Reputation: 1185
I am just testing out a small python script of which I will use part in a larger script. Basically I am trying to lookup a field in a CSV file (where it contains a regex), and use this in a regex test. The reason is (part of a very wierd use-case) and will enable easier maintenance of a CSV file instead of the script. Is there something I am missing with the following....
test.csv:
field0,field1,field2
foo,bar,"\d+\.\d+"
bar,foo,"\w+"
test.py (extra print
's used for testing):
import sys
import re
import csv
input = sys.argv[1]
print input
reader = csv.reader(open('test.csv','rb'), delimiter=',', quotechar="\"")
for row in reader:
print row
value = row[0]
print value
if value in input:
regex = row[2]
print regex
pat = re.compile(regex)
test = re.match(pat,input)
out = test.group(1)
print out
If I pass a value like "foo blah 38902462986.328946239846
" to the script, I would expect this to pick up that it contains foo
and then use the regex, \d+\.\d+
, to extract 38902462986.328946239846
. However when I run the script I get the following:
foo blah 0920390239.90239029
['field0', 'field1', 'field2']
field0
['foo', 'bar', '\\d+\\.\\d+']
foo
\d+\.\d+
Traceback (most recent call last):
File "reg.py", line 19, in <module>
out = test.group(1)
AttributeError: 'NoneType' object has no attribute 'group'
Not sure what's going on really.
P.S Python is a big world and still learning.
Upvotes: 0
Views: 1475
Reputation: 15299
According to the docs re.match
matches at the beginning of the input string. You need to use re.search
. Also, there's no need to compile if you don't reuse them afterwards. Just say test = re.search(regex, input)
.
In the regular expressions in your example you don't have any capture groups, so test.group(1)
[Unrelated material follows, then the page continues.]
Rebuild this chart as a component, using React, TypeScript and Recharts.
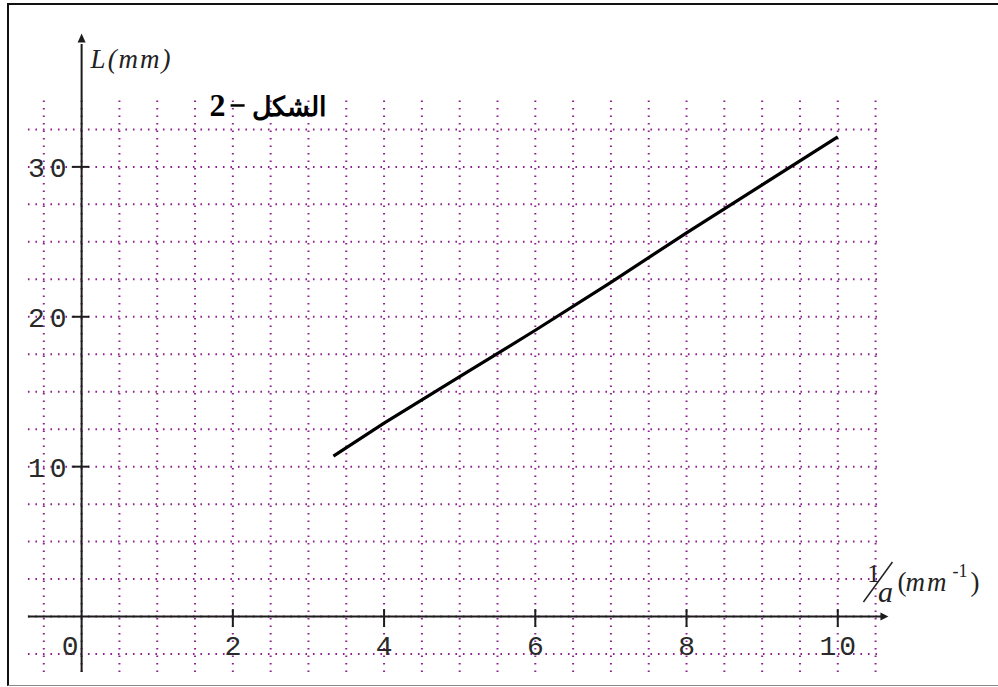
import { LineChart, Line, XAxis, YAxis, ReferenceLine, ReferenceDot } from "recharts";

// L (mm) against 1/a (mm^-1)
const invA = [3.33, 4, 5, 6, 7, 8, 9, 10];
const lengthMm = [10.7, 12.9, 16.0, 19.1, 22.3, 25.6, 28.8, 32.0];

const xTickValues = [0, 2, 4, 6, 8, 10];
const xTickLabels = ["0", "2", "4", "6", "8", "10"];
const yTickValues = [10, 20, 30];
const yTickLabels = ["10", "20", "30"];

const data = invA.map((x, i) => ({ x, L: lengthMm[i] }));

const GRID = "#8e1f8e";
const INK = "#1c1c1c";
const DIGITS = "'Liberation Mono', 'DejaVu Sans Mono', monospace";
const SERIF = "'Liberation Serif', 'DejaVu Serif', serif";

// dotted paper: every 0.5 mm^-1 and every 2.5 mm
const xGrid: number[] = [];
for (let v = -0.5; v <= 10.5; v += 0.5) xGrid.push(v);
const yGrid: number[] = [];
for (let v = -2.5; v <= 32.5; v += 2.5) yGrid.push(v);

const W = 998;
const H = 687;

export default function App() {
  return (
    <div
      style={{
        position: "absolute",
        left: 0,
        top: 0,
        width: W,
        height: H,
        background: "#fff",
        overflow: "hidden",
      }}
    >
      <div
        style={{
          position: "absolute",
          left: 7,
          top: 3,
          width: 991,
          height: 683,
          boxSizing: "border-box",
          borderTop: "2px solid #111",
          borderLeft: "2px solid #111",
          borderBottom: "1px solid #8a8a8a",
        }}
      />
      <div style={{ position: "absolute", left: 0, top: 0 }}>
        <LineChart
          width={W}
          height={H}
          data={data}
          margin={{ top: 2, right: 9, bottom: 3, left: 6 }}
        >
          <XAxis dataKey="x" type="number" domain={[-1, 12]} allowDataOverflow hide />
          <YAxis type="number" domain={[-4.5, 41]} allowDataOverflow hide />

          {xGrid.map((v) => (
            <ReferenceLine
              key={"gx" + v}
              segment={[
                { x: v, y: -3.7 },
                { x: v, y: 34.6 },
              ]}
              stroke={GRID}
              strokeWidth={2}
              strokeDasharray="1.6 5.9"
              ifOverflow="visible"
            />
          ))}
          {yGrid.map((v) => (
            <ReferenceLine
              key={"gy" + v}
              segment={[
                { x: -0.71, y: v },
                { x: 10.52, y: v },
              ]}
              stroke={GRID}
              strokeWidth={2}
              strokeDasharray="1.6 5.9"
              ifOverflow="visible"
            />
          ))}

          {/* axes through the origin */}
          <ReferenceLine
            segment={[
              { x: -0.71, y: 0 },
              { x: 10.6, y: 0 },
            ]}
            stroke={INK}
            strokeWidth={2}
            ifOverflow="visible"
          />
          <ReferenceLine
            segment={[
              { x: 0, y: -3.7 },
              { x: 0, y: 38.2 },
            ]}
            stroke={INK}
            strokeWidth={2}
            ifOverflow="visible"
          />
          <ReferenceDot
            x={10.67}
            y={0}
            ifOverflow="visible"
            shape={(p: any) => (
              <path
                d={`M${p.cx},${p.cy} L${p.cx - 8},${p.cy - 4} L${p.cx - 8},${p.cy + 4} Z`}
                fill={INK}
              />
            )}
          />
          <ReferenceDot
            x={0}
            y={38.9}
            ifOverflow="visible"
            shape={(p: any) => (
              <path
                d={`M${p.cx},${p.cy} L${p.cx - 4},${p.cy + 9} L${p.cx + 4},${p.cy + 9} Z`}
                fill={INK}
              />
            )}
          />

          {xTickValues.map((v) =>
            v === 0 ? null : (
              <ReferenceLine
                key={"tx" + v}
                segment={[
                  { x: v, y: 0.5 },
                  { x: v, y: -0.7 },
                ]}
                stroke={INK}
                strokeWidth={2}
                ifOverflow="visible"
              />
            )
          )}
          {yTickValues.map((v) => (
            <ReferenceLine
              key={"ty" + v}
              segment={[
                { x: -0.13, y: v },
                { x: 0.1, y: v },
              ]}
              stroke={INK}
              strokeWidth={2}
              ifOverflow="visible"
            />
          ))}

          {xTickValues.map((v, i) => (
            <ReferenceDot
              key={"lx" + v}
              x={v}
              y={0}
              ifOverflow="visible"
              shape={(p: any) => (
                <text
                  x={p.cx + (v === 0 ? -10 : 1.5)}
                  y={p.cy + 38}
                  textAnchor="middle"
                  fontFamily={DIGITS}
                  fontSize={28}
                  letterSpacing={3}
                  fill="#2a2a2a"
                >
                  {xTickLabels[i]}
                </text>
              )}
            />
          ))}
          {yTickValues.map((v, i) => (
            <ReferenceDot
              key={"ly" + v}
              x={0}
              y={v}
              ifOverflow="visible"
              shape={(p: any) => (
                <text
                  x={p.cx - 10}
                  y={p.cy + 10.5}
                  textAnchor="end"
                  fontFamily={DIGITS}
                  fontSize={28}
                  letterSpacing={5}
                  fill="#2a2a2a"
                >
                  {yTickLabels[i]}
                </text>
              )}
            />
          ))}

          {/* axis titles and figure caption */}
          <ReferenceDot
            x={0}
            y={38.9}
            ifOverflow="visible"
            shape={(p: any) => (
              <text
                x={p.cx + 9}
                y={p.cy + 35}
                fontFamily={SERIF}
                fontStyle="italic"
                fontSize={27}
                letterSpacing={2}
                fill="#222"
              >
                L(mm)
              </text>
            )}
          />
          <ReferenceDot
            x={0}
            y={38.9}
            ifOverflow="visible"
            shape={(p: any) => (
              <g fontWeight="bold" fill="#000">
                <text x={p.cx + 128} y={p.cy + 83} fontFamily={SERIF} fontSize={32}>
                  2
                </text>
                <line
                  x1={p.cx + 149}
                  y1={p.cy + 72}
                  x2={p.cx + 163}
                  y2={p.cy + 72}
                  stroke="#000"
                  strokeWidth={2.5}
                />
                <text x={p.cx + 245} y={p.cy + 83} textAnchor="end" fontSize={27}>
                  الشكل
                </text>
              </g>
            )}
          />
          <ReferenceDot
            x={10.67}
            y={0}
            ifOverflow="visible"
            shape={(p: any) => (
              <g fill="#222" fontFamily={SERIF}>
                <text x={p.cx - 15} y={p.cy - 34.5} textAnchor="middle" fontSize={25}>
                  1
                </text>
                <line
                  x1={p.cx - 25}
                  y1={p.cy - 14.5}
                  x2={p.cx + 4}
                  y2={p.cy - 54.5}
                  stroke="#222"
                  strokeWidth={1.5}
                />
                <text
                  x={p.cx - 3}
                  y={p.cy - 14.5}
                  textAnchor="middle"
                  fontSize={30}
                  fontStyle="italic"
                >
                  a
                </text>
                <text x={p.cx + 9} y={p.cy - 26} fontSize={27}>
                  (
                </text>
                <text
                  x={p.cx + 17}
                  y={p.cy - 26}
                  fontSize={27}
                  fontStyle="italic"
                  letterSpacing={2}
                >
                  mm
                </text>
                <text x={p.cx + 64} y={p.cy - 40} fontSize={18}>
                  -1
                </text>
                <text x={p.cx + 82} y={p.cy - 26} fontSize={27}>
                  )
                </text>
              </g>
            )}
          />

          <Line
            dataKey="L"
            type="linear"
            stroke="#000"
            strokeWidth={3.2}
            dot={false}
            activeDot={false}
            isAnimationActive={false}
          />
        </LineChart>
      </div>
    </div>
  );
}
is going to fail, even if there's a match in the input
.
import sys
import re
import csv
input = 'foo blah 38902462986.328946239846'
reader = csv.reader(open('test.csv','rb'), delimiter=',', quotechar="\"")
for row in reader:
value = row[0]
if value in input:
regex = row[2]
test = re.search(regex, input)
print input[test.start():test.end()]
Prints:
38902462986.328946239846
Upvotes: 1